= Problem statement =
Repeat, exactly and only, the lines from the beginning of the data through the line with "fit_vals = 10". Pictures are left out.

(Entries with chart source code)
□ □ □ □
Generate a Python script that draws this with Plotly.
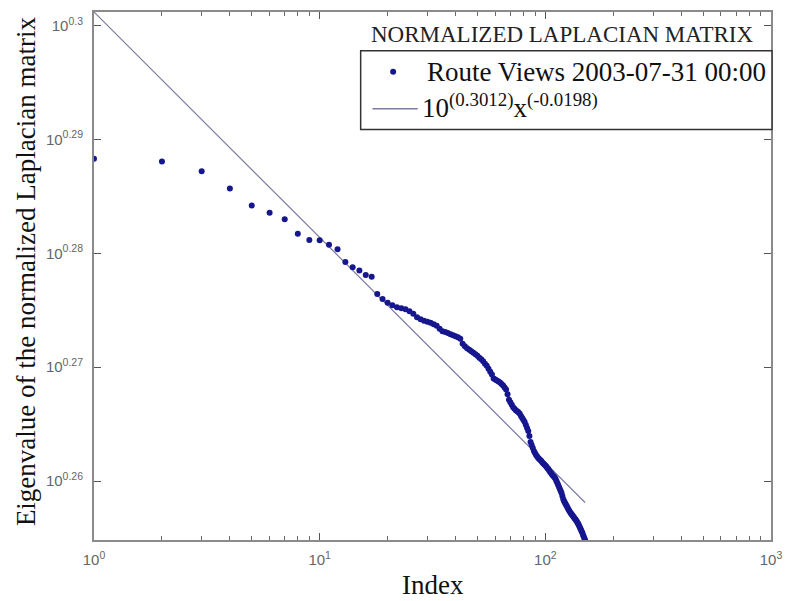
import numpy as np
import plotly.graph_objects as go

# Eigenvalues of the normalized Laplacian (Route Views snapshot), sorted by index
eigenvalues = [
    1.94224, 1.94123, 1.93738, 1.93066, 1.92398, 1.92117, 1.91870, 1.91306, 1.91059, 1.91048,
    1.90882, 1.90701, 1.90216, 1.90016, 1.89891, 1.89713, 1.89648, 1.88982, 1.88792, 1.88652,
    1.88557, 1.88482, 1.88444, 1.88406, 1.88330, 1.88235, 1.88103, 1.88027, 1.87970, 1.87932,
    1.87894, 1.87838, 1.87781, 1.87667, 1.87572, 1.87535, 1.87497, 1.87459, 1.87421, 1.87383,
    1.87345, 1.87288, 1.87099, 1.87004, 1.86928, 1.86872, 1.86815, 1.86758, 1.86701, 1.86644,
    1.86569, 1.86512, 1.86436, 1.86341, 1.86266, 1.86153, 1.86042, 1.85931, 1.85783, 1.85746,
    1.85709, 1.85672, 1.85635, 1.85580, 1.85524, 1.85450, 1.85376, 1.85191, 1.84987, 1.84895,
    1.84802, 1.84710, 1.84654, 1.84599, 1.84562, 1.84525, 1.84469, 1.84377, 1.84302, 1.84228,
    1.84154, 1.84043, 1.83932, 1.83821, 1.83636, 1.83414, 1.83303, 1.83192, 1.83081, 1.83007,
    1.82933, 1.82877, 1.82822, 1.82785, 1.82748, 1.82711, 1.82655, 1.82618, 1.82581, 1.82544,
    1.82507, 1.82451, 1.82414, 1.82359, 1.82303, 1.82266, 1.82211, 1.82174, 1.82137, 1.82100,
    1.82044, 1.81970, 1.81897, 1.81824, 1.81751, 1.81678, 1.81604, 1.81531, 1.81422, 1.81312,
    1.81239, 1.81184, 1.81129, 1.81075, 1.81020, 1.80965, 1.80910, 1.80873, 1.80819, 1.80782,
    1.80746, 1.80709, 1.80672, 1.80636, 1.80599, 1.80563, 1.80526, 1.80490, 1.80435, 1.80398,
    1.80344, 1.80289, 1.80234, 1.80179, 1.80124, 1.80069, 1.79996, 1.79941, 1.79868, 1.79814,
]
index = list(range(1, len(eigenvalues) + 1))

# Power-law fit: 10^(0.3012) * x^(-0.0198)
fit_log_intercept = 0.3012
fit_exponent = -0.0198

x_tick_vals = [1, 10, 100, 1000]
x_tick_text = ["10<sup>0</sup>", "10<sup>1</sup>", "10<sup>2</sup>", "10<sup>3</sup>"]
y_tick_exps = [0.26, 0.27, 0.28, 0.29, 0.3]
y_tick_text = ["10<sup>0.26</sup>", "10<sup>0.27</sup>", "10<sup>0.28</sup>",
               "10<sup>0.29</sup>", "10<sup>0.3</sup>"]

series_label = "Route Views 2003-07-31 00:00"
fit_label = "10<sup>(0.3012)</sup>x<sup>(-0.0198)</sup>"
legend_title = "NORMALIZED LAPLACIAN MATRIX"

x_arr = np.array(index, dtype=float)
fit_vals = 10 ** fit_log_intercept * x_arr ** fit_exponent

W, H = 792, 601
ML, MR, MT, MB = 94, 10, 10, 61
PW, PH = W - ML - MR, H - MT - MB


def px(x):
    return (x - ML) / PW


def py(y):
    return (H - MB - y) / PH


SERIF = "Liberation Serif, Times New Roman, serif"
SANS = "Liberation Sans, Arial, sans-serif"
AXIS_GRAY = "#8a8a8a"

fig = go.Figure()
fig.add_trace(go.Scatter(
    x=index, y=fit_vals, mode="lines",
    line=dict(color="#7c7ca6", width=1.2), showlegend=False,
))
fig.add_trace(go.Scatter(
    x=index, y=eigenvalues, mode="markers",
    marker=dict(color="#16168e", size=6), showlegend=False,
))

minor_x = [m * 10 ** d for d in range(3) for m in range(2, 10)]

fig.update_xaxes(
    type="log", range=[0, 3],
    tickvals=x_tick_vals, ticktext=x_tick_text,
    ticks="inside", ticklen=7, tickcolor="#555",
    showline=True, linecolor=AXIS_GRAY, linewidth=2, mirror="ticks",
    showgrid=False, zeroline=False,
    ticklabelstandoff=5,
    tickfont=dict(family=SANS, size=15, color="#666"),
    minor=dict(tickvals=minor_x, ticks="inside", ticklen=4, tickcolor="#666", showgrid=False),
)
fig.update_yaxes(
    type="log", range=[np.log10(min(eigenvalues)), fit_log_intercept],
    tickvals=[10 ** e for e in y_tick_exps], ticktext=y_tick_text,
    ticks="inside", ticklen=7, tickcolor="#555",
    showline=True, linecolor=AXIS_GRAY, linewidth=2, mirror="ticks",
    showgrid=False, zeroline=False,
    ticklabelstandoff=6,
    tickfont=dict(family=SANS, size=15, color="#666"),
)

# Legend block: heading above a framed box holding the two entries
fig.add_shape(type="rect", xref="paper", yref="paper",
              x0=px(365), x1=px(783), y0=py(128), y1=py(49),
              line=dict(color="#333", width=1.5), fillcolor="white", layer="above")
fig.add_shape(type="circle", xref="paper", yref="paper",
              xsizemode="pixel", ysizemode="pixel",
              xanchor=px(398), yanchor=py(70), x0=-3, x1=3, y0=-3, y1=3,
              fillcolor="#16168e", line=dict(width=0), layer="above")
fig.add_shape(type="line", xref="paper", yref="paper",
              x0=px(377), x1=px(423), y0=py(107), y1=py(107),
              line=dict(color="#7c7ca6", width=1.5), layer="above")

annotations = [
    dict(text=legend_title, x=px(570), y=py(33), xanchor="center", yanchor="middle",
         font=dict(family=SERIF, size=23, color="#222")),
    dict(text=series_label, x=px(430), y=py(70), xanchor="left", yanchor="middle",
         font=dict(family=SERIF, size=27, color="#111")),
    dict(text=fit_label, x=px(425), y=py(104), xanchor="left", yanchor="middle",
         font=dict(family=SERIF, size=27, color="#111")),
    dict(text="Index", x=px(438), y=py(585), xanchor="center", yanchor="middle",
         font=dict(family=SERIF, size=27, color="#111")),
    dict(text="Eigenvalue of the normalized Laplacian matrix", x=px(25), y=py(270),
         xanchor="center", yanchor="middle", textangle=-90,
         font=dict(family=SERIF, size=27, color="#111")),
]
for a in annotations:
    a.update(xref="paper", yref="paper", showarrow=False)
fig.update_layout(annotations=annotations)

fig.update_layout(
    width=W, height=H, autosize=False,
    margin=dict(l=ML, r=MR, t=MT, b=MB),
    paper_bgcolor="white", plot_bgcolor="white",
    showlegend=False,
)

fig.write_html("out.html")
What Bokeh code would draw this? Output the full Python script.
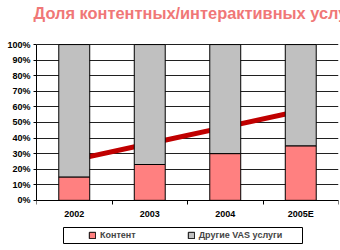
from bokeh.plotting import figure
from bokeh.models import (FixedTicker, PrintfTickFormatter, Legend, LegendItem,
                          Range1d, BoxAnnotation)
from bokeh.embed import file_html
from bokeh.resources import INLINE

title_text = "Доля контентных/интерактивных услуг"
categories = ["2002", "2003", "2004", "2005E"]
content = [15, 23, 30, 35]
other = [85, 77, 70, 65]
trend = [26, 36.5, 47, 57.5]
y_ticks = list(range(0, 101, 10))

FONT = "Liberation Sans"

x = [i + 0.5 for i in range(len(categories))]
other_top = [c + o for c, o in zip(content, other)]

# frame extends above 100% and below 0% so the legend can sit inside it
p = figure(width=340, height=250, output_backend="svg", toolbar_location=None,
           x_range=Range1d(0, len(categories)), y_range=Range1d(-29.0, 111.6),
           min_border_left=36, min_border_right=2, min_border_top=0,
           min_border_bottom=5)
p.background_fill_color = "white"
p.border_fill_color = "white"
p.outline_line_color = None

xa = p.below[0]
ya = p.left[0]

p.title.text = title_text
p.title.text_font = FONT
p.title.text_font_size = "16.4px"
p.title.text_font_style = "bold"
p.title.text_color = "#F07777"
p.title.align = "left"
p.title.vertical_align = "top"
p.title.offset = -3
p.title.standoff = 6

p.line(x, trend, line_color="#C00000", line_width=5)
r1 = p.vbar(x=x, bottom=0, top=content, width=0.41, fill_color="#FF8080",
            line_color="black", line_width=1)
r2 = p.vbar(x=x, bottom=content, top=other_top, width=0.41, fill_color="#C0C0C0",
            line_color="black", line_width=1)

p.xgrid.visible = False
p.ygrid.ticker = FixedTicker(ticks=y_ticks)
p.ygrid.grid_line_color = "#202020"
p.ygrid.grid_line_width = 1

ya.ticker = FixedTicker(ticks=y_ticks)
ya.bounds = (0, 100)
ya.formatter = PrintfTickFormatter(format="%d%%")
ya.major_label_text_font = FONT
ya.major_label_text_font_size = "9px"
ya.major_label_text_font_style = "bold"
ya.major_label_text_color = "black"
ya.major_tick_out = 3
ya.major_tick_in = 0
ya.minor_tick_out = 0
ya.minor_tick_in = 0
ya.axis_line_color = "black"
ya.major_tick_line_color = "black"
ya.major_label_standoff = 3

xa.fixed_location = 0
xa.ticker = FixedTicker(ticks=x, minor_ticks=list(range(len(categories) + 1)))
xa.major_label_overrides = {xv: c for xv, c in zip(x, categories)}
xa.major_label_text_font = FONT
xa.major_label_text_font_size = "9px"
xa.major_label_text_font_style = "bold"
xa.major_label_text_color = "black"
xa.major_tick_out = 0
xa.major_tick_in = 0
xa.minor_tick_out = 4
xa.minor_tick_in = 0
xa.minor_tick_line_color = "black"
xa.axis_line_color = "black"
xa.major_label_standoff = 5

box = BoxAnnotation(left=27, right=266, top=18, bottom=2,
                    left_units="screen", right_units="screen",
                    top_units="screen", bottom_units="screen",
                    fill_alpha=0, line_color="black", line_width=1, line_alpha=1)
p.add_layout(box)

legend = Legend(items=[LegendItem(label="Контент", renderers=[r1]),
                       LegendItem(label="Другие VAS услуги", renderers=[r2])],
                orientation="horizontal", location=(52, 5), padding=0,
                spacing=51, glyph_width=8, glyph_height=8, label_standoff=4,
                label_height=10, label_text_font=FONT, label_text_font_size="9px",
                label_text_font_style="bold", border_line_color=None,
                background_fill_alpha=0, margin=0)
p.add_layout(legend)

open("out.html", "w").write(file_html(p, INLINE))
□ □ □ □
= Answer to this exercise =
Generate a Python script that draws this with Plotly.
import numpy as np
import plotly.graph_objects as go

# Eigenvalues of the normalized Laplacian (Route Views snapshot), sorted by index
eigenvalues = [
    1.94224, 1.94123, 1.93738, 1.93066, 1.92398, 1.92117, 1.91870, 1.91306, 1.91059, 1.91048,
    1.90882, 1.90701, 1.90216, 1.90016, 1.89891, 1.89713, 1.89648, 1.88982, 1.88792, 1.88652,
    1.88557, 1.88482, 1.88444, 1.88406, 1.88330, 1.88235, 1.88103, 1.88027, 1.87970, 1.87932,
    1.87894, 1.87838, 1.87781, 1.87667, 1.87572, 1.87535, 1.87497, 1.87459, 1.87421, 1.87383,
    1.87345, 1.87288, 1.87099, 1.87004, 1.86928, 1.86872, 1.86815, 1.86758, 1.86701, 1.86644,
    1.86569, 1.86512, 1.86436, 1.86341, 1.86266, 1.86153, 1.86042, 1.85931, 1.85783, 1.85746,
    1.85709, 1.85672, 1.85635, 1.85580, 1.85524, 1.85450, 1.85376, 1.85191, 1.84987, 1.84895,
    1.84802, 1.84710, 1.84654, 1.84599, 1.84562, 1.84525, 1.84469, 1.84377, 1.84302, 1.84228,
    1.84154, 1.84043, 1.83932, 1.83821, 1.83636, 1.83414, 1.83303, 1.83192, 1.83081, 1.83007,
    1.82933, 1.82877, 1.82822, 1.82785, 1.82748, 1.82711, 1.82655, 1.82618, 1.82581, 1.82544,
    1.82507, 1.82451, 1.82414, 1.82359, 1.82303, 1.82266, 1.82211, 1.82174, 1.82137, 1.82100,
    1.82044, 1.81970, 1.81897, 1.81824, 1.81751, 1.81678, 1.81604, 1.81531, 1.81422, 1.81312,
    1.81239, 1.81184, 1.81129, 1.81075, 1.81020, 1.80965, 1.80910, 1.80873, 1.80819, 1.80782,
    1.80746, 1.80709, 1.80672, 1.80636, 1.80599, 1.80563, 1.80526, 1.80490, 1.80435, 1.80398,
    1.80344, 1.80289, 1.80234, 1.80179, 1.80124, 1.80069, 1.79996, 1.79941, 1.79868, 1.79814,
]
index = list(range(1, len(eigenvalues) + 1))

# Power-law fit: 10^(0.3012) * x^(-0.0198)
fit_log_intercept = 0.3012
fit_exponent = -0.0198

x_tick_vals = [1, 10, 100, 1000]
x_tick_text = ["10<sup>0</sup>", "10<sup>1</sup>", "10<sup>2</sup>", "10<sup>3</sup>"]
y_tick_exps = [0.26, 0.27, 0.28, 0.29, 0.3]
y_tick_text = ["10<sup>0.26</sup>", "10<sup>0.27</sup>", "10<sup>0.28</sup>",
               "10<sup>0.29</sup>", "10<sup>0.3</sup>"]

series_label = "Route Views 2003-07-31 00:00"
fit_label = "10<sup>(0.3012)</sup>x<sup>(-0.0198)</sup>"
legend_title = "NORMALIZED LAPLACIAN MATRIX"

x_arr = np.array(index, dtype=float)
fit_vals = 10 ** fit_log_intercept * x_arr ** fit_exponent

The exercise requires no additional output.